## start Records shown
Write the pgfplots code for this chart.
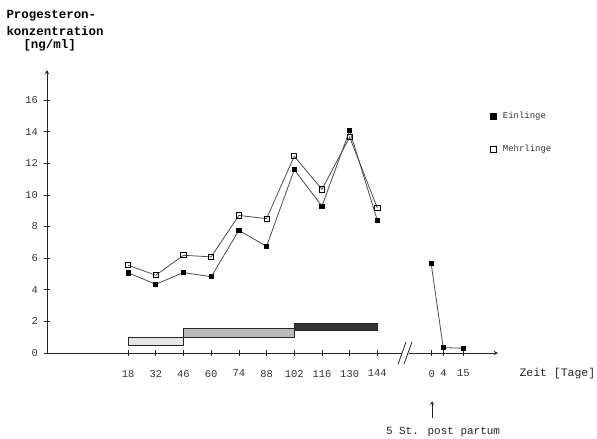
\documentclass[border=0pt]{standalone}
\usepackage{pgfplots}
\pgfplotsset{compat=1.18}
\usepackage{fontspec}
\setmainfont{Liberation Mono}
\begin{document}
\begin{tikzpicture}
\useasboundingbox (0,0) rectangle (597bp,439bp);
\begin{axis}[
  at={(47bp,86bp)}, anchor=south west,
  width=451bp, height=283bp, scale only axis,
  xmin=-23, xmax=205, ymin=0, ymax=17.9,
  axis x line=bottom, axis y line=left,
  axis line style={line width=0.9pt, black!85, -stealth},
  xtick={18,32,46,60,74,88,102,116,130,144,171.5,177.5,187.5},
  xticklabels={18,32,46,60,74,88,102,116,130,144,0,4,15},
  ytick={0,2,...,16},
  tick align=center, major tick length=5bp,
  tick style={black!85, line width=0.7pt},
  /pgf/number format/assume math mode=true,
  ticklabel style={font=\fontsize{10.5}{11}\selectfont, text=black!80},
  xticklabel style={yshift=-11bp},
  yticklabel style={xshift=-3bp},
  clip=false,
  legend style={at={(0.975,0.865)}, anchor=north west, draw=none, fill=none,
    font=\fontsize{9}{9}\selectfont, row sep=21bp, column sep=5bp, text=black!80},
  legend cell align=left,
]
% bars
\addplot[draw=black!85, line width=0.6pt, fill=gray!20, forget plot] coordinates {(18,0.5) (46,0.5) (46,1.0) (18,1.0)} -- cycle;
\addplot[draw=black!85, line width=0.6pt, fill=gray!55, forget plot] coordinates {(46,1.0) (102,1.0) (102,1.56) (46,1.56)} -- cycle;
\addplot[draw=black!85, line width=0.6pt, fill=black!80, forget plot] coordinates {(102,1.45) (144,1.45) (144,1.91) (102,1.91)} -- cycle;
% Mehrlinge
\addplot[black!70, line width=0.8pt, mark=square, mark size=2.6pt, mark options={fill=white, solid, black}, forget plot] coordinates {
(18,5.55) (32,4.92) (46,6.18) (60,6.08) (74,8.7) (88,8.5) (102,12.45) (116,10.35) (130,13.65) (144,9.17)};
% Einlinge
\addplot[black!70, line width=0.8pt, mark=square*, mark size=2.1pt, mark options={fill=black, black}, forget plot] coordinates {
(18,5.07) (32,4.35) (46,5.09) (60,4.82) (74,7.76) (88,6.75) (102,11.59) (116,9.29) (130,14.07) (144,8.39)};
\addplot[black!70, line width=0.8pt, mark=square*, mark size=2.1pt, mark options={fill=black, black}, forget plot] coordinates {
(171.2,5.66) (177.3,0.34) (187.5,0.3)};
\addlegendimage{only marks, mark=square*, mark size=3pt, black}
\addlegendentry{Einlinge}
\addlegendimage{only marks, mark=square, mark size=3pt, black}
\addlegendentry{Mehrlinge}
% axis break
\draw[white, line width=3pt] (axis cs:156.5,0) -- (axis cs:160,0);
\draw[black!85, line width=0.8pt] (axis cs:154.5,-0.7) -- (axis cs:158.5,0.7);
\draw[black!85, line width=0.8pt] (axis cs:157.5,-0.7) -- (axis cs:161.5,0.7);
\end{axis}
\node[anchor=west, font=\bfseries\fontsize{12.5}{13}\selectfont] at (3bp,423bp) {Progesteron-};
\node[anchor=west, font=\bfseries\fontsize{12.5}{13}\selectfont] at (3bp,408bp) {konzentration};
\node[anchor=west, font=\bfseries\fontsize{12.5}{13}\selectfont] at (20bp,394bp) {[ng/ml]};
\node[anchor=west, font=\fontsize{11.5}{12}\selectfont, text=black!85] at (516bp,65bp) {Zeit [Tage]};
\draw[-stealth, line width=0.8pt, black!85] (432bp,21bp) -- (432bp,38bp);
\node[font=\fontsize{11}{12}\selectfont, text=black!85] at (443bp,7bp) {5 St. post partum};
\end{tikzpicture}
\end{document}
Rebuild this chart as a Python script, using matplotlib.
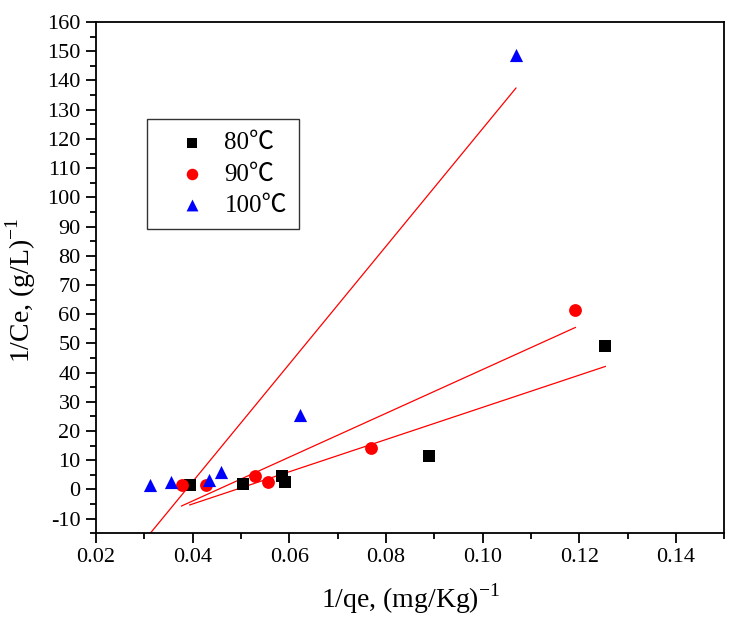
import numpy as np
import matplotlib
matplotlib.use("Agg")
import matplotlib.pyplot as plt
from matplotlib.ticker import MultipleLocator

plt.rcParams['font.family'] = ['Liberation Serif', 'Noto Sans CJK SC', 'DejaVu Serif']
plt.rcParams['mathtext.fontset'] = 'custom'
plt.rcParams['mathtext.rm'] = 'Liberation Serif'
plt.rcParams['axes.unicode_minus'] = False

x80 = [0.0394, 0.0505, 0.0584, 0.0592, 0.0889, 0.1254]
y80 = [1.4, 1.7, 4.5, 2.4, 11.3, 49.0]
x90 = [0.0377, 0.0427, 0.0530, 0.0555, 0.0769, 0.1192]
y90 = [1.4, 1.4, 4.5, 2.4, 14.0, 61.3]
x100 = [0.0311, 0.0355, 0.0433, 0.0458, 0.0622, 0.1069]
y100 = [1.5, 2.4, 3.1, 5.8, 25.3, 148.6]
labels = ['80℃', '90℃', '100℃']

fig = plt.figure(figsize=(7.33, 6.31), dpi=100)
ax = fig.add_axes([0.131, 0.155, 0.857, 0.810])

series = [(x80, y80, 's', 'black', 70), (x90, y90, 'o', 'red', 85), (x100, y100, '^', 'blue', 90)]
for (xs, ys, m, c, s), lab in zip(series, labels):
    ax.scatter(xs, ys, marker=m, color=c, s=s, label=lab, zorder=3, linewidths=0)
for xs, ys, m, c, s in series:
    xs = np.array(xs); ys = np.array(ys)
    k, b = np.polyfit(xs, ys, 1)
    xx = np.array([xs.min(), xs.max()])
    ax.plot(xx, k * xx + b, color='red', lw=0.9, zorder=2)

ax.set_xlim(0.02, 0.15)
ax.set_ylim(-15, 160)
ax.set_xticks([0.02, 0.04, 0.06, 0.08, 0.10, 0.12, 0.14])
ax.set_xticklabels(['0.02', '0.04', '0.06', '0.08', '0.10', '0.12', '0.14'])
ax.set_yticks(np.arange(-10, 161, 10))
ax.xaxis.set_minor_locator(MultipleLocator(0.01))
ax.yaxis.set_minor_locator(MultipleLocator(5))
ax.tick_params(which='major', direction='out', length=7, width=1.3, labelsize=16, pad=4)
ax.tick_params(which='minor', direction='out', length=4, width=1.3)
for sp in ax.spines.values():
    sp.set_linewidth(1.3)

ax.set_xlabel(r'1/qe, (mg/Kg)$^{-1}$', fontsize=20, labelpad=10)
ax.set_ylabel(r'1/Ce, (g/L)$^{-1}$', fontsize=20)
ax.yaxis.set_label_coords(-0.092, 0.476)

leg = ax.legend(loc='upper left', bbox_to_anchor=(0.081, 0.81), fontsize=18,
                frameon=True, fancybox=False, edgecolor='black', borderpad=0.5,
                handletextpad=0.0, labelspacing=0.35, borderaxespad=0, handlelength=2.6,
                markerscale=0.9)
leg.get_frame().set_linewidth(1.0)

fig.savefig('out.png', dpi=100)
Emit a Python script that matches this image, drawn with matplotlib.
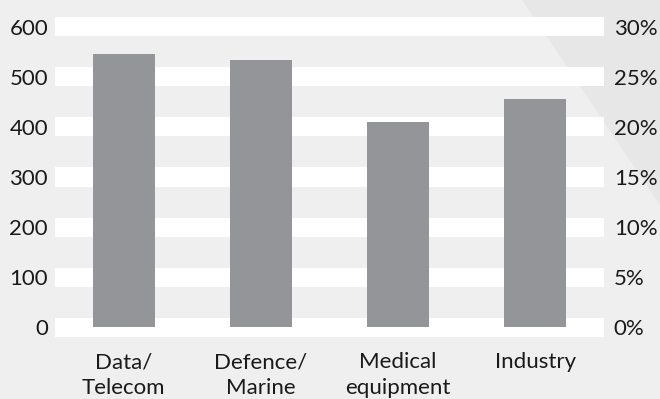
## end Records shown
• _Directions for this task_:
Identify the lines above with the word "script". Copy them.

• _Solved problem_:
Rebuild this chart as a Python script, using matplotlib.
Emit a Python script that matches this image, drawn with matplotlib.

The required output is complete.